* _INFORMATION SHOWN_:
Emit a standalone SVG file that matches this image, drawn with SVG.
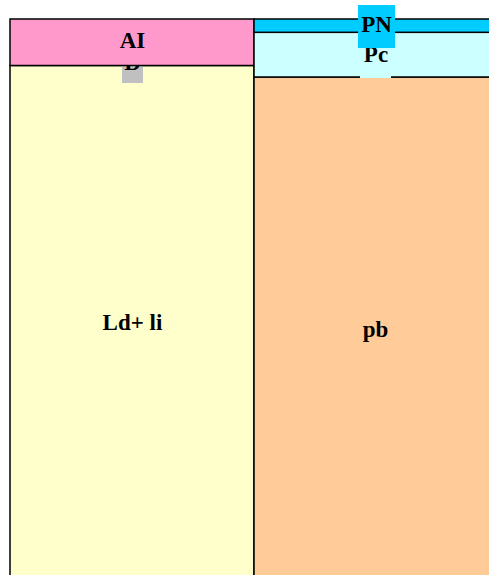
<svg xmlns="http://www.w3.org/2000/svg" width="489" height="575" viewBox="0 0 489 575">
<style>
.box{stroke:#000;stroke-width:1.5}
.t{font-family:"Liberation Serif","Times New Roman",serif;font-weight:bold;font-size:23px;fill:#000;text-anchor:middle}
</style>
<rect width="489" height="575" fill="#fff"/>
<g id="Ld_li">
<rect class="box" x="10" y="65.5" width="244" height="520" fill="#ffffcc"/>
<text class="t" x="132.5" y="330">Ld+ li</text>
</g>
<g id="pb">
<rect class="box" x="254" y="77" width="245" height="510" fill="#ffcc99"/>
<text class="t" x="375.5" y="337">pb</text>
</g>
<g id="D">
<rect x="122" y="52" width="21" height="31" fill="#c0c0c0"/>
<text class="t" x="132.5" y="70">D</text>
</g>
<g id="AI">
<rect class="box" x="10" y="19" width="244" height="46.5" fill="#ff99cc"/>
<text class="t" x="132.5" y="48">AI</text>
</g>
<g id="Pc">
<rect class="box" x="254" y="32.3" width="245" height="44.7" fill="#ccffff"/>
<rect x="360" y="44" width="31" height="34" fill="#ccffff"/>
<text class="t" x="376" y="62">Pc</text>
</g>
<g id="PN">
<rect class="box" x="254" y="19" width="245" height="13.3" fill="#00ccff"/>
<rect x="358" y="5" width="37" height="43" fill="#00ccff"/>
<text class="t" x="376.5" y="32">PN</text>
</g>
<g id="connectors"/>
</svg>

* _PROBLEM DESCRIPTION_: Pictures in the data above should not be copied; transcribe everything else exactly.

* _SOLUTION_:
Emit a standalone SVG file that matches this image, drawn with SVG.
<svg xmlns="http://www.w3.org/2000/svg" width="489" height="575" viewBox="0 0 489 575">
<style>
.box{stroke:#000;stroke-width:1.5}
.t{font-family:"Liberation Serif","Times New Roman",serif;font-weight:bold;font-size:23px;fill:#000;text-anchor:middle}
</style>
<rect width="489" height="575" fill="#fff"/>
<g id="Ld_li">
<rect class="box" x="10" y="65.5" width="244" height="520" fill="#ffffcc"/>
<text class="t" x="132.5" y="330">Ld+ li</text>
</g>
<g id="pb">
<rect class="box" x="254" y="77" width="245" height="510" fill="#ffcc99"/>
<text class="t" x="375.5" y="337">pb</text>
</g>
<g id="D">
<rect x="122" y="52" width="21" height="31" fill="#c0c0c0"/>
<text class="t" x="132.5" y="70">D</text>
</g>
<g id="AI">
<rect class="box" x="10" y="19" width="244" height="46.5" fill="#ff99cc"/>
<text class="t" x="132.5" y="48">AI</text>
</g>
<g id="Pc">
<rect class="box" x="254" y="32.3" width="245" height="44.7" fill="#ccffff"/>
<rect x="360" y="44" width="31" height="34" fill="#ccffff"/>
<text class="t" x="376" y="62">Pc</text>
</g>
<g id="PN">
<rect class="box" x="254" y="19" width="245" height="13.3" fill="#00ccff"/>
<rect x="358" y="5" width="37" height="43" fill="#00ccff"/>
<text class="t" x="376.5" y="32">PN</text>
</g>
<g id="connectors"/>
</svg>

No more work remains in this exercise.